2021: Change over Challenge


Getty Images/iStockphoto

Laptop,Earphone, Diary, Letter, List, Pen

At the start of every new year, many people choose to create resolutions in hopes of a better year. As we enter 2021, making New Year’s resolutions may help set up a positive outlook following a very challenging year.

The difficulties people faced during 2020 further motivated individuals to create aspirations for a better year.

“My 2020 was definitely challenging, which is no surprise, as it was a tough year for everyone I know. Not being able to spend time with my friends and family for months and trying to stay updated and educated about our country’s political climate was super difficult,” said senior Sara Hartle.

Hartle explained her disappointment in the majority of actions taken by our government and she hopes to see some positive changes in the new year.

In addition to Hartle, senior Kailin Edwards agrees with the challenges of the past year.

“I was excited for the new year and to be done with junior year. Then when we first went into quarantine, I was excited to have extra days off and my grades went up because school became easier.
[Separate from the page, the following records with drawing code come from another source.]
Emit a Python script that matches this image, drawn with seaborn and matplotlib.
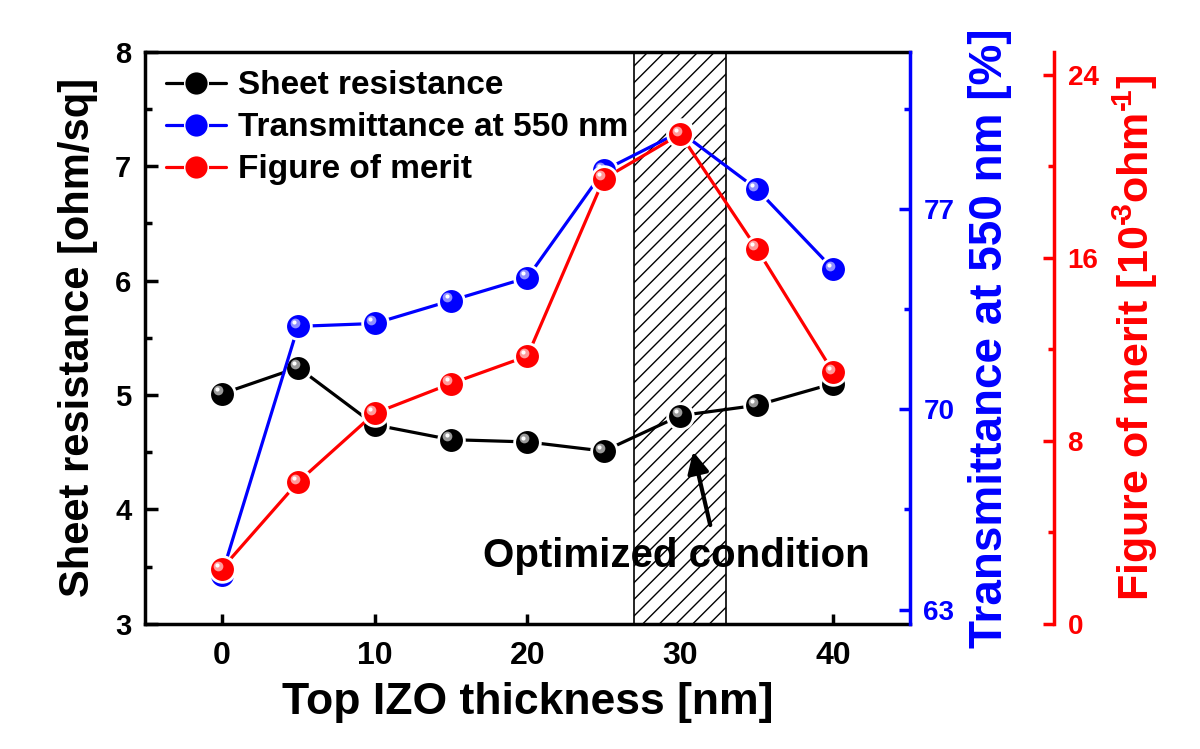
import numpy as np
import pandas as pd
import matplotlib
matplotlib.use("Agg")
import matplotlib.pyplot as plt
import matplotlib.transforms as mtransforms
from matplotlib.lines import Line2D
from matplotlib.ticker import MultipleLocator
import seaborn as sns

# Data
thickness = [0, 5, 10, 15, 20, 25, 30, 35, 40]
sheet_resistance = [5.01, 5.24, 4.74, 4.61, 4.59, 4.51, 4.82, 4.91, 5.10]
transmittance = [64.2, 72.9, 73.0, 73.8, 74.6, 78.35, 79.7, 77.7, 74.9]
figure_of_merit = [2.4, 6.2, 9.2, 10.5, 11.7, 19.45, 21.4, 16.4, 11.0]

labels = ["Sheet resistance", "Transmittance at 550 nm", "Figure of merit"]
colors = ["black", "#0000ff", "#ff0000"]
highlights = ["#9a9a9a", "#8f8fff", "#ff9a9a"]

NARROW = ["Liberation Sans Narrow", "Liberation Sans", "DejaVu Sans"]


def sphere_series(ax, fig, y, color, light):
    """Линия с маркерами в виде 'шариков' как в Origin."""
    sns.lineplot(x=thickness, y=y, ax=ax, color=color, lw=2.3,
                 marker="o", markersize=18.5, markeredgecolor="white",
                 markeredgewidth=2.0, zorder=3)
    # блик на шарике
    off1 = mtransforms.ScaledTranslation(-2.5 / 72, 2.5 / 72, fig.dpi_scale_trans)
    off2 = mtransforms.ScaledTranslation(-3.2 / 72, 3.2 / 72, fig.dpi_scale_trans)
    ax.plot(thickness, y, ls="none", marker="o", markersize=7, color=light,
            mew=0, transform=ax.transData + off1, zorder=4)
    ax.plot(thickness, y, ls="none", marker="o", markersize=3, color="white",
            mew=0, transform=ax.transData + off2, zorder=5)


def main():
    sns.set_style("ticks")
    plt.rcParams["font.family"] = ["Liberation Sans", "DejaVu Sans"]
    plt.rcParams["font.weight"] = "bold"
    for key in ["text.color", "axes.labelcolor", "xtick.color", "ytick.color"]:
        plt.rcParams[key] = "black"
    plt.rcParams["mathtext.fontset"] = "custom"
    plt.rcParams["mathtext.rm"] = "Liberation Sans:bold"
    plt.rcParams["mathtext.bf"] = "Liberation Sans:bold"
    plt.rcParams["mathtext.default"] = "bf"

    fig = plt.figure(figsize=(12, 7.49), dpi=100)
    ax = fig.add_axes([0.121, 0.167, 0.637, 0.764])
    ax2 = ax.twinx()
    ax3 = ax.twinx()
    ax3.spines["right"].set_position(("outward", 103.7))

    # заштрихованная область оптимума
    ax.axvspan(27, 33, facecolor="white", edgecolor="black", hatch="//",
               lw=1.2, zorder=1)

    sphere_series(ax, fig, sheet_resistance, colors[0], highlights[0])
    sphere_series(ax2, fig, transmittance, colors[1], highlights[1])
    sphere_series(ax3, fig, figure_of_merit, colors[2], highlights[2])

    # оси
    ax.set_xlim(-5, 45)
    ax.set_ylim(3, 8)
    ax2.set_ylim(62.5, 82.5)
    ax3.set_ylim(0, 25)

    ax.xaxis.set_major_locator(MultipleLocator(10))
    ax.yaxis.set_major_locator(MultipleLocator(1))
    ax.yaxis.set_minor_locator(MultipleLocator(0.5))
    ax2.set_yticks([63, 70, 77])
    ax2.set_yticks([66.5, 73.5, 80.5], minor=True)
    ax3.set_yticks([0, 8, 16, 24])
    ax3.set_yticks([4, 12, 20], minor=True)

    for sp in ["top", "left", "bottom"]:
        ax.spines[sp].set_linewidth(2.5)
        ax.spines[sp].set_color("black")
    ax.spines["right"].set_visible(False)
    for a, c in [(ax2, colors[1]), (ax3, colors[2])]:
        for sp in ["top", "left", "bottom"]:
            a.spines[sp].set_visible(False)
        a.spines["right"].set_color(c)
        a.spines["right"].set_linewidth(2.5)

    ax.tick_params(axis="x", which="major", direction="in", length=7,
                   width=2.5, labelsize=23, pad=12)
    ax.tick_params(axis="y", which="major", direction="in", length=9,
                   width=2.5, labelsize=21, pad=10)
    ax.tick_params(axis="y", which="minor", direction="in", length=5, width=2.5)
    ax.tick_params(top=False, right=False)
    for a, c in [(ax2, colors[1]), (ax3, colors[2])]:
        a.tick_params(axis="y", which="major", direction="in", length=8,
                      width=2.5, colors=c, labelsize=20, pad=10)
        a.tick_params(axis="y", which="minor", direction="in", length=4.5,
                      width=2.5, colors=c)
    for t in ax.get_xticklabels():
        t.set_fontweight("bold")
        t.set_family(NARROW)
    for a in (ax, ax2, ax3):
        for t in a.get_yticklabels():
            t.set_fontweight("bold")

    ax.set_xlabel("Top IZO thickness [nm]", fontsize=32, fontweight="bold",
                  labelpad=8)
    ax.set_ylabel("Sheet resistance [ohm/sq]", fontsize=30, fontweight="bold",
                  labelpad=12)
    ax2.set_ylabel("Transmittance at 550 nm [%]", fontsize=33,
                   fontweight="bold", color=colors[1], labelpad=10)
    ax3.set_ylabel("Figure of merit [10$^{\u2010\\!3}$ohm$^{\u2010\\!1}$]",
                   fontsize=31, fontweight="bold", color=colors[2], labelpad=9)

    # подпись и стрелка
    ax.annotate("", xy=(30.8, 4.53), xytext=(32.0, 3.84),
                arrowprops=dict(arrowstyle="-|>", color="black", lw=3,
                                mutation_scale=32), zorder=6)
    ax.text(29.75, 3.59, "Optimized condition", fontsize=29,
            fontweight="bold", ha="center", va="center", zorder=6)

    # легенда
    handles = [Line2D([], [], color=c, lw=2.3, marker="o", markersize=17,
                      markeredgecolor="white", markeredgewidth=1)
               for c in colors]
    ax3.legend(handles, labels, loc="upper left",
               bbox_to_anchor=(-0.012, 1.02), frameon=False,
               prop={"weight": "bold", "size": 24}, handlelength=1.8,
               handletextpad=0.35, labelspacing=0.33)

    fig.savefig("out.png", dpi=100)


if __name__ == "__main__":
    main()
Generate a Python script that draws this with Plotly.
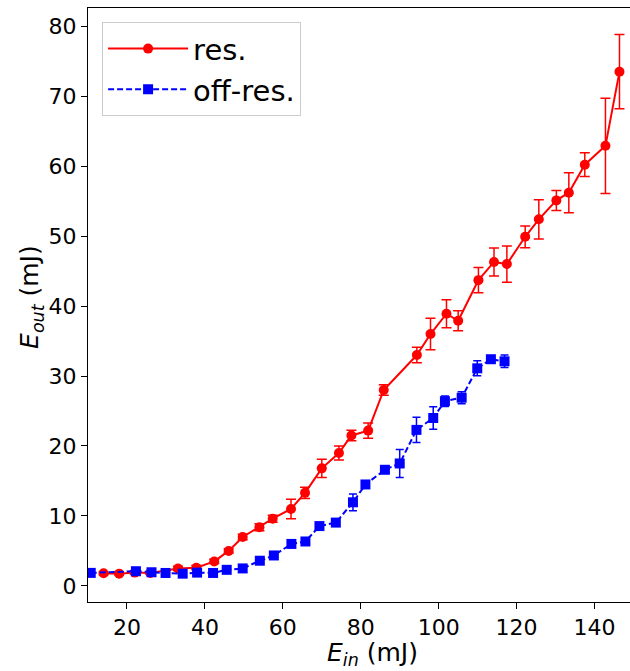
import plotly.graph_objects as go

# Resonant pumping: input energy, output energy and uncertainty (mJ)
res_ein = [14, 18, 22, 26, 33.1, 37.8, 42.4, 46.1, 49.7, 54, 57.4, 62.1, 65.7, 70,
           74.4, 77.6, 81.9, 85.9, 94.4, 97.9, 102, 105, 110.2, 114.2, 117.5, 122.2,
           125.7, 130.2, 133.4, 137.5, 142.8, 146.4]
res_eout = [1.8, 1.75, 1.9, 1.85, 2.5, 2.6, 3.5, 5.0, 7.0, 8.4, 9.6, 11.0, 13.3, 16.8,
            19.0, 21.5, 22.2, 28.0, 33.0, 36.0, 38.9, 37.9, 43.7, 46.3, 46.0, 49.9,
            52.4, 55.1, 56.2, 60.2, 62.9, 73.5]
res_err = [0.2, 0.2, 0.2, 0.2, 0.3, 0.3, 0.3, 0.3, 0.4, 0.5, 0.5, 1.4, 0.8, 1.3,
           1.0, 0.75, 1.1, 0.75, 1.1, 2.25, 2.0, 1.43, 1.8, 2.0, 2.6, 1.55,
           2.8, 1.43, 2.86, 1.7, 6.8, 5.3]

# Off-resonant pumping
off_ein = [10.7, 22.3, 26.3, 29.9, 34.3, 38.0, 42.1, 45.6, 49.7, 54.1, 57.7, 62.2,
           65.8, 69.4, 73.6, 78.0, 81.2, 86.2, 90.0, 94.3, 98.6, 101.6, 105.9, 109.9,
           113.4, 116.9]
off_eout = [1.86, 2.1, 1.95, 1.85, 1.75, 1.9, 1.85, 2.3, 2.5, 3.6, 4.35, 6.0,
            6.35, 8.55, 9.05, 11.95, 14.5, 16.6, 17.5, 22.3, 24.0, 26.4, 26.9, 31.1,
            32.4, 32.1]
off_err = [0.3, 0.5, 0.3, 0.2, 0.2, 0.3, 0.2, 0.2, 0.2, 0.3, 0.3, 0.3,
           0.4, 0.4, 0.5, 1.2, 0.5, 0.4, 2.0, 1.8, 1.6, 0.75, 0.85, 1.07,
           0.4, 0.9]

x_ticks = [20, 40, 60, 80, 100, 120, 140]
y_ticks = [0, 10, 20, 30, 40, 50, 60, 70, 80]

FONT = "DejaVu Sans"
RED = "#ff0000"
BLUE = "#0000ff"

fig = go.Figure()
fig.add_trace(go.Scatter(
    x=res_ein, y=res_eout, name="res.", legendgroup="a",
    mode="lines+markers",
    line=dict(color=RED, width=2),
    marker=dict(symbol="circle", size=10, color=RED),
    error_y=dict(type="data", array=res_err, visible=True, color=RED,
                 thickness=1.5, width=5),
))
fig.add_trace(go.Scatter(
    x=off_ein, y=off_eout, name="off-res.", legendgroup="b",
    mode="lines+markers",
    line=dict(color=BLUE, width=2, dash="6px,3px"),
    marker=dict(symbol="square", size=10, color=BLUE),
    error_y=dict(type="data", array=off_err, visible=True, color=BLUE,
                 thickness=1.5, width=4),
))

axis_common = dict(
    showgrid=False, zeroline=False, showline=True, linecolor="black", linewidth=1,
    ticks="outside", ticklen=6, tickwidth=1, tickcolor="black",
    tickfont=dict(family=FONT, size=22, color="black"),
)
title_font = dict(family=FONT, size=25, color="black")

fig.update_layout(
    width=630, height=671,
    margin=dict(l=88, r=0, t=8, b=69),
    paper_bgcolor="white", plot_bgcolor="white",
    font=dict(family=FONT, size=22, color="black"),
    xaxis=dict(
        **axis_common, mirror=True, range=[10, 149.1],
        tickvals=x_ticks, ticktext=[str(v) for v in x_ticks],
        automargin=False,
    ),
    yaxis=dict(
        **axis_common, mirror=False, range=[-2.3, 82.6],
        tickvals=y_ticks, ticktext=[str(v) for v in y_ticks],
        automargin=False,
    ),
    legend=dict(
        x=0.026, y=0.976, xanchor="left", yanchor="top",
        bgcolor="white", bordercolor="#cccccc", borderwidth=1,
        font=dict(family=FONT, size=29, color="black"),
        traceorder="grouped", tracegroupgap=0,
        itemwidth=80,
    ),
    showlegend=True,
)

# Axis titles placed as annotations for exact positioning
fig.add_annotation(
    text="<i>E</i><sub><i>in</i></sub> (mJ)", xref="paper", yref="paper",
    x=0.524, y=-0.088, xanchor="center", yanchor="middle", borderpad=0,
    showarrow=False, font=title_font,
)
fig.add_annotation(
    text="<i>E</i><sub><i>out</i></sub> (mJ)", xref="paper", yref="paper",
    x=-0.104, y=0.513, xanchor="center", yanchor="middle", textangle=-90,
    borderpad=0, showarrow=False, font=title_font,
)

fig.write_html("out.html")
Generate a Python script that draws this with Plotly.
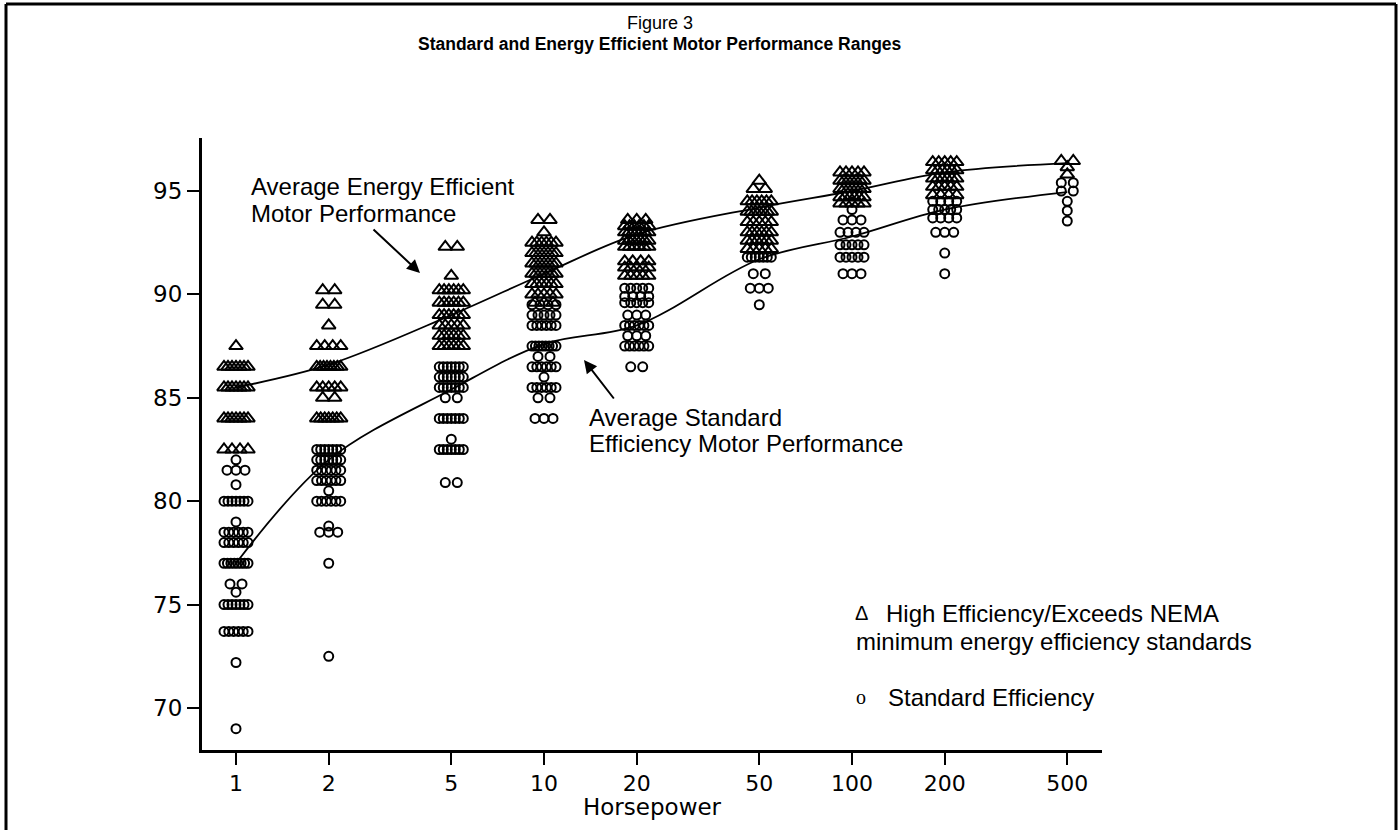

Quarantine had its benefits as my grades went up because school became easier, and I got more sleep. However, the quarantine was awful because you couldn’t see friends or go out like we used to. Then, with the new school year, I was excited for the senior year experience and the privileges that come along with it,” stated Edwards.

Edwards appreciated her grade boosts and extra hours of sleep her junior year, yet wishes she could have gotten the full senior experience.

Although Edwards was disappointed when missing out on certain senior opportunities, she tried to focus on the positives as did Condon with her optimism on creating new habits.

“I like to make New Year’s resolutions, but I don’t particularly believe in them. It’s just easier to create a new routine when there is a categorical change you can tie the new habit to,” said senior Mary Condon.

Condon enjoys creating new resolutions in order to try to build better habits and form new routines to kick off a new year.

Edwards has set a goal she wishes to keep the entire year.

“My New Year’s resolution for 2021 is to drink more water because it has been pointed out to me that I do not hydrate enough. I would like to better myself due to the fact that water has many benefits,” described Edwards.

Edwards wishes to stay healthy for the new year by continuously drinking water.

Condon follows Edwards’ ideals to keep herself happy and healthy for 2021.

“My resolution is to stick to habits that are good for my mental health,” expressed Condon, “I’m in love with to-do lists, so writing out my daily goals helps me get them done.”

Staying organized keeps Condon’s satisfaction for planning and her motivation up.

Condon focuses on established habits to help her be successful in the new year, while Hartle also maintains a positive mindset for 2021.

“I think and I truly hope that 2021 will go better than 2020; the vaccines are looking promising as scientists learn more about Covid-19, so hopefully we can be able to return back to a more normal lifestyle, or as normal as we’ll be able to get. The Class of 2021 is also going to be making big transitions out of high school this year, which I hope will be able to make 2021 much more exciting and will give many seniors something to look forward to,” Hartle answered.

As scientists are learning more about Covid-19, Hartle hopes that we can return to a more normalized system. Also, the current seniors will be achieving their first major milestone as they head into their adult lives.

Both girls stay hopeful for themselves, friends, family, and Covid-19.

“I hope 2021 will bring my family good health, and to bring me the motivation to continue improving my mental health,” stated Condon.